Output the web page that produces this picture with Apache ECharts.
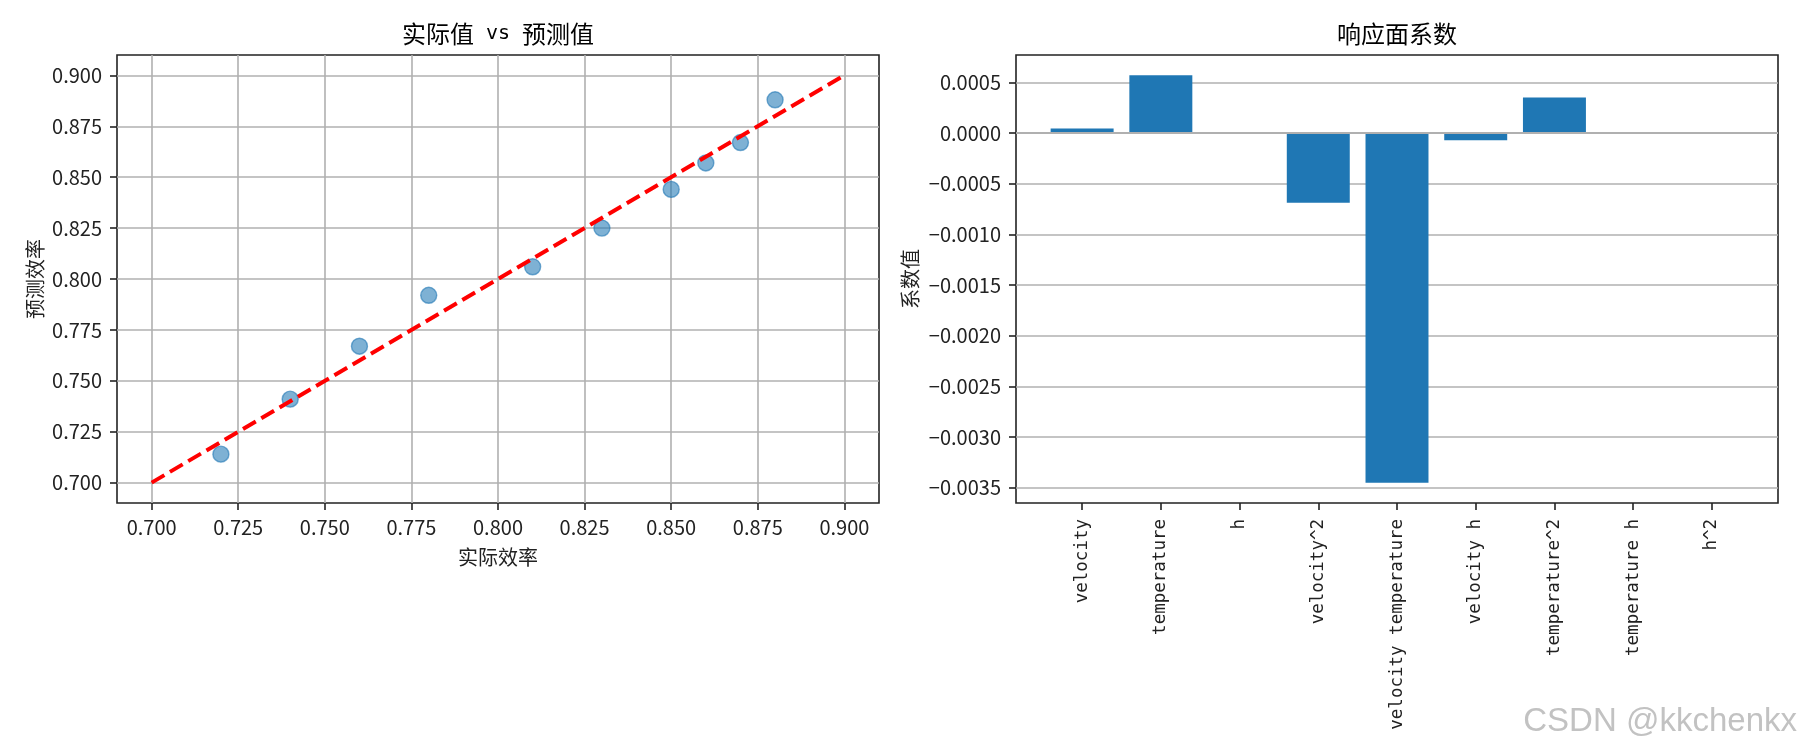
<!DOCTYPE html>
<html><head><meta charset="utf-8">
<script src="https://cdn.jsdelivr.net/npm/echarts@6/dist/echarts.min.js"></script>
<style>html,body{margin:0;padding:0;background:#fff}#c{width:1800px;height:750px}</style>
</head><body><div id="c"></div>
<script>
// ---- data ----
const actual = [0.72, 0.74, 0.76, 0.78, 0.81, 0.83, 0.85, 0.86, 0.87, 0.88];
const predicted = [0.714, 0.741, 0.767, 0.792, 0.806, 0.825, 0.844, 0.857, 0.867, 0.888];
const idealLine = [0.70, 0.90];
const scatterTicks = [0.700, 0.725, 0.750, 0.775, 0.800, 0.825, 0.850, 0.875, 0.900];
const features = ['velocity', 'temperature', 'h', 'velocity^2', 'velocity temperature', 'velocity h', 'temperature^2', 'temperature h', 'h^2'];
const coefs = [0.000045, 0.00057, 0.000002, -0.000687, -0.00345, -0.00007, 0.000351, 0, 0];
const coefTicks = [-0.0035, -0.0030, -0.0025, -0.0020, -0.0015, -0.0010, -0.0005, 0.0000, 0.0005];

// ---- helpers ----
const FONT = "'Noto Sans CJK SC', 'Noto Sans', sans-serif";
const MONO = "'DejaVu Sans Mono', 'Liberation Mono', monospace";
const INK = '#222';
const GRIDC = '#b0b0b0';
const lo = Math.min(idealLine[0], ...actual), hi = Math.max(idealLine[1], ...actual);
const pad = (hi - lo) * 0.05;
const cmin = Math.min(0, ...coefs), cmax = Math.max(0, ...coefs);
const cpad = (cmax - cmin) * 0.05;

const frameL = {left: 117, top: 55, width: 762, height: 448};
const frameR = {left: 1016, top: 55, width: 762, height: 448};
const unit = frameR.width / (features.length - 1 + 0.8 + 2 * 0.05 * (features.length - 1 + 0.8));
const innerOff = (frameR.width - unit * features.length) / 2;
const innerR = {left: frameR.left + innerOff, top: 55, width: unit * features.length, height: 448};

const tickStyle = {show: true, inside: false, length: 7, lineStyle: {color: INK, width: 1.6}};
const labelBase = {color: INK, fontSize: 20, fontFamily: FONT};
const gridLineStyle = {color: GRIDC, width: 1.6, type: 'solid'};

const chart = echarts.init(document.getElementById('c'));
chart.setOption({
  animation: false,
  backgroundColor: '#fff',
  grid: [
    Object.assign({show: true, borderColor: INK, borderWidth: 1.6, backgroundColor: 'transparent'}, frameL),
    Object.assign({show: true, borderColor: INK, borderWidth: 1.6, backgroundColor: 'transparent'}, frameR),
    Object.assign({show: false}, innerR)
  ],
  xAxis: [
    {
      gridIndex: 0, type: 'value', min: lo - pad, max: hi + pad,
      axisLine: {show: false, onZero: false},
      axisTick: Object.assign({customValues: scatterTicks}, tickStyle),
      axisLabel: Object.assign({customValues: scatterTicks, margin: 14, formatter: v => v.toFixed(3)}, labelBase),
      splitLine: {show: true, lineStyle: gridLineStyle},
      name: '实际效率', nameLocation: 'middle', nameGap: 44,
      nameTextStyle: {color: INK, fontSize: 20, fontFamily: FONT}
    },
    {
      gridIndex: 1, type: 'value', min: 0, max: 1,
      axisLine: {show: false, onZero: false}, axisTick: {show: false}, axisLabel: {show: false}, splitLine: {show: false}
    },
    {
      gridIndex: 2, type: 'category', data: features,
      axisLine: {show: false, onZero: false},
      axisTick: Object.assign({alignWithLabel: true}, tickStyle),
      axisLabel: {rotate: 90, margin: 16, interval: 0, color: INK, fontSize: 17.5, fontFamily: MONO},
      splitLine: {show: false}
    }
  ],
  yAxis: [
    {
      gridIndex: 0, type: 'value', min: lo - pad, max: hi + pad,
      axisLine: {show: false, onZero: false},
      axisTick: Object.assign({customValues: scatterTicks}, tickStyle),
      axisLabel: Object.assign({customValues: scatterTicks, margin: 15, formatter: v => v.toFixed(3)}, labelBase),
      splitLine: {show: true, lineStyle: gridLineStyle},
      name: '预测效率', nameLocation: 'middle', nameGap: 72, nameRotate: 90,
      nameTextStyle: {color: INK, fontSize: 20, fontFamily: FONT}
    },
    {
      gridIndex: 1, type: 'value', min: cmin - cpad, max: cmax + cpad,
      axisLine: {show: false, onZero: false},
      axisTick: Object.assign({customValues: coefTicks}, tickStyle),
      axisLabel: Object.assign({customValues: coefTicks, margin: 15,
        formatter: v => (v < -1e-12 ? '\u2212' : '') + Math.abs(v).toFixed(4)}, labelBase),
      splitLine: {show: true, lineStyle: gridLineStyle},
      name: '系数值', nameLocation: 'middle', nameGap: 96, nameRotate: 90,
      nameTextStyle: {color: INK, fontSize: 20, fontFamily: FONT}
    },
    {
      gridIndex: 2, type: 'value', min: cmin - cpad, max: cmax + cpad,
      axisLine: {show: false, onZero: false}, axisTick: {show: false}, axisLabel: {show: false}, splitLine: {show: false}
    }
  ],
  series: [
    {
      type: 'scatter', xAxisIndex: 0, yAxisIndex: 0, z: 3,
      data: actual.map((a, i) => [a, predicted[i]]),
      symbolSize: 16,
      itemStyle: {color: 'rgba(31,119,180,0.72)', borderColor: 'rgba(31,119,180,0.75)', borderWidth: 1.4}
    },
    {
      type: 'line', xAxisIndex: 0, yAxisIndex: 0, z: 4,
      data: [[idealLine[0], idealLine[0]], [idealLine[1], idealLine[1]]],
      symbol: 'none', lineStyle: {color: '#ff0000', width: 4, type: [14.8, 6.4]}
    },
    {
      type: 'bar', xAxisIndex: 2, yAxisIndex: 2, z: 2,
      data: coefs, barWidth: '80%',
      itemStyle: {color: '#1f77b4'}
    },
    {
      // gridlines of the coefficient panel, drawn over the bars as in the reference
      type: 'scatter', xAxisIndex: 1, yAxisIndex: 1, z: 5, silent: true, data: [],
      markLine: {
        silent: true, symbol: ['none', 'none'], label: {show: false},
        lineStyle: gridLineStyle, emphasis: {disabled: true},
        data: coefTicks.map(v => ({yAxis: v}))
      }
    }
  ],
  graphic: [
    {type: 'text', x: frameL.left + frameL.width / 2, y: 34, z: 20,
      style: {text: '{a|实际值}{b| vs }{a|预测值}', align: 'center', verticalAlign: 'middle', fill: '#000',
        rich: {a: {fontSize: 24, fontFamily: FONT, fill: '#000'}, b: {fontSize: 20, fontFamily: MONO, fill: '#000'}}}},
    {type: 'text', x: frameR.left + frameR.width / 2, y: 34, z: 20,
      style: {text: '响应面系数', align: 'center', verticalAlign: 'middle', fill: '#000', font: "24px " + FONT}},
    {type: 'text', x: 1797, y: 722, z: 20,
      style: {text: 'CSDN @kkchenkx', align: 'right', verticalAlign: 'middle', fill: '#c2c2c2', font: "33px 'Liberation Sans', Arial, sans-serif"}}
  ]
});
</script>
</body></html>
################
Quote the material word for word, dropping any images it holds.

## Response to this exercise
Output the web page that produces this picture with Apache ECharts.
<!DOCTYPE html>
<html><head><meta charset="utf-8">
<script src="https://cdn.jsdelivr.net/npm/echarts@6/dist/echarts.min.js"></script>
<style>html,body{margin:0;padding:0;background:#fff}#c{width:1800px;height:750px}</style>
</head><body><div id="c"></div>
<script>
// ---- data ----
const actual = [0.72, 0.74, 0.76, 0.78, 0.81, 0.83, 0.85, 0.86, 0.87, 0.88];
const predicted = [0.714, 0.741, 0.767, 0.792, 0.806, 0.825, 0.844, 0.857, 0.867, 0.888];
const idealLine = [0.70, 0.90];
const scatterTicks = [0.700, 0.725, 0.750, 0.775, 0.800, 0.825, 0.850, 0.875, 0.900];
const features = ['velocity', 'temperature', 'h', 'velocity^2', 'velocity temperature', 'velocity h', 'temperature^2', 'temperature h', 'h^2'];
const coefs = [0.000045, 0.00057, 0.000002, -0.000687, -0.00345, -0.00007, 0.000351, 0, 0];
const coefTicks = [-0.0035, -0.0030, -0.0025, -0.0020, -0.0015, -0.0010, -0.0005, 0.0000, 0.0005];

// ---- helpers ----
const FONT = "'Noto Sans CJK SC', 'Noto Sans', sans-serif";
const MONO = "'DejaVu Sans Mono', 'Liberation Mono', monospace";
const INK = '#222';
const GRIDC = '#b0b0b0';
const lo = Math.min(idealLine[0], ...actual), hi = Math.max(idealLine[1], ...actual);
const pad = (hi - lo) * 0.05;
const cmin = Math.min(0, ...coefs), cmax = Math.max(0, ...coefs);
const cpad = (cmax - cmin) * 0.05;

const frameL = {left: 117, top: 55, width: 762, height: 448};
const frameR = {left: 1016, top: 55, width: 762, height: 448};
const unit = frameR.width / (features.length - 1 + 0.8 + 2 * 0.05 * (features.length - 1 + 0.8));
const innerOff = (frameR.width - unit * features.length) / 2;
const innerR = {left: frameR.left + innerOff, top: 55, width: unit * features.length, height: 448};

const tickStyle = {show: true, inside: false, length: 7, lineStyle: {color: INK, width: 1.6}};
const labelBase = {color: INK, fontSize: 20, fontFamily: FONT};
const gridLineStyle = {color: GRIDC, width: 1.6, type: 'solid'};

const chart = echarts.init(document.getElementById('c'));
chart.setOption({
  animation: false,
  backgroundColor: '#fff',
  grid: [
    Object.assign({show: true, borderColor: INK, borderWidth: 1.6, backgroundColor: 'transparent'}, frameL),
    Object.assign({show: true, borderColor: INK, borderWidth: 1.6, backgroundColor: 'transparent'}, frameR),
    Object.assign({show: false}, innerR)
  ],
  xAxis: [
    {
      gridIndex: 0, type: 'value', min: lo - pad, max: hi + pad,
      axisLine: {show: false, onZero: false},
      axisTick: Object.assign({customValues: scatterTicks}, tickStyle),
      axisLabel: Object.assign({customValues: scatterTicks, margin: 14, formatter: v => v.toFixed(3)}, labelBase),
      splitLine: {show: true, lineStyle: gridLineStyle},
      name: '实际效率', nameLocation: 'middle', nameGap: 44,
      nameTextStyle: {color: INK, fontSize: 20, fontFamily: FONT}
    },
    {
      gridIndex: 1, type: 'value', min: 0, max: 1,
      axisLine: {show: false, onZero: false}, axisTick: {show: false}, axisLabel: {show: false}, splitLine: {show: false}
    },
    {
      gridIndex: 2, type: 'category', data: features,
      axisLine: {show: false, onZero: false},
      axisTick: Object.assign({alignWithLabel: true}, tickStyle),
      axisLabel: {rotate: 90, margin: 16, interval: 0, color: INK, fontSize: 17.5, fontFamily: MONO},
      splitLine: {show: false}
    }
  ],
  yAxis: [
    {
      gridIndex: 0, type: 'value', min: lo - pad, max: hi + pad,
      axisLine: {show: false, onZero: false},
      axisTick: Object.assign({customValues: scatterTicks}, tickStyle),
      axisLabel: Object.assign({customValues: scatterTicks, margin: 15, formatter: v => v.toFixed(3)}, labelBase),
      splitLine: {show: true, lineStyle: gridLineStyle},
      name: '预测效率', nameLocation: 'middle', nameGap: 72, nameRotate: 90,
      nameTextStyle: {color: INK, fontSize: 20, fontFamily: FONT}
    },
    {
      gridIndex: 1, type: 'value', min: cmin - cpad, max: cmax + cpad,
      axisLine: {show: false, onZero: false},
      axisTick: Object.assign({customValues: coefTicks}, tickStyle),
      axisLabel: Object.assign({customValues: coefTicks, margin: 15,
        formatter: v => (v < -1e-12 ? '\u2212' : '') + Math.abs(v).toFixed(4)}, labelBase),
      splitLine: {show: true, lineStyle: gridLineStyle},
      name: '系数值', nameLocation: 'middle', nameGap: 96, nameRotate: 90,
      nameTextStyle: {color: INK, fontSize: 20, fontFamily: FONT}
    },
    {
      gridIndex: 2, type: 'value', min: cmin - cpad, max: cmax + cpad,
      axisLine: {show: false, onZero: false}, axisTick: {show: false}, axisLabel: {show: false}, splitLine: {show: false}
    }
  ],
  series: [
    {
      type: 'scatter', xAxisIndex: 0, yAxisIndex: 0, z: 3,
      data: actual.map((a, i) => [a, predicted[i]]),
      symbolSize: 16,
      itemStyle: {color: 'rgba(31,119,180,0.72)', borderColor: 'rgba(31,119,180,0.75)', borderWidth: 1.4}
    },
    {
      type: 'line', xAxisIndex: 0, yAxisIndex: 0, z: 4,
      data: [[idealLine[0], idealLine[0]], [idealLine[1], idealLine[1]]],
      symbol: 'none', lineStyle: {color: '#ff0000', width: 4, type: [14.8, 6.4]}
    },
    {
      type: 'bar', xAxisIndex: 2, yAxisIndex: 2, z: 2,
      data: coefs, barWidth: '80%',
      itemStyle: {color: '#1f77b4'}
    },
    {
      // gridlines of the coefficient panel, drawn over the bars as in the reference
      type: 'scatter', xAxisIndex: 1, yAxisIndex: 1, z: 5, silent: true, data: [],
      markLine: {
        silent: true, symbol: ['none', 'none'], label: {show: false},
        lineStyle: gridLineStyle, emphasis: {disabled: true},
        data: coefTicks.map(v => ({yAxis: v}))
      }
    }
  ],
  graphic: [
    {type: 'text', x: frameL.left + frameL.width / 2, y: 34, z: 20,
      style: {text: '{a|实际值}{b| vs }{a|预测值}', align: 'center', verticalAlign: 'middle', fill: '#000',
        rich: {a: {fontSize: 24, fontFamily: FONT, fill: '#000'}, b: {fontSize: 20, fontFamily: MONO, fill: '#000'}}}},
    {type: 'text', x: frameR.left + frameR.width / 2, y: 34, z: 20,
      style: {text: '响应面系数', align: 'center', verticalAlign: 'middle', fill: '#000', font: "24px " + FONT}},
    {type: 'text', x: 1797, y: 722, z: 20,
      style: {text: 'CSDN @kkchenkx', align: 'right', verticalAlign: 'middle', fill: '#c2c2c2', font: "33px 'Liberation Sans', Arial, sans-serif"}}
  ]
});
</script>
</body></html>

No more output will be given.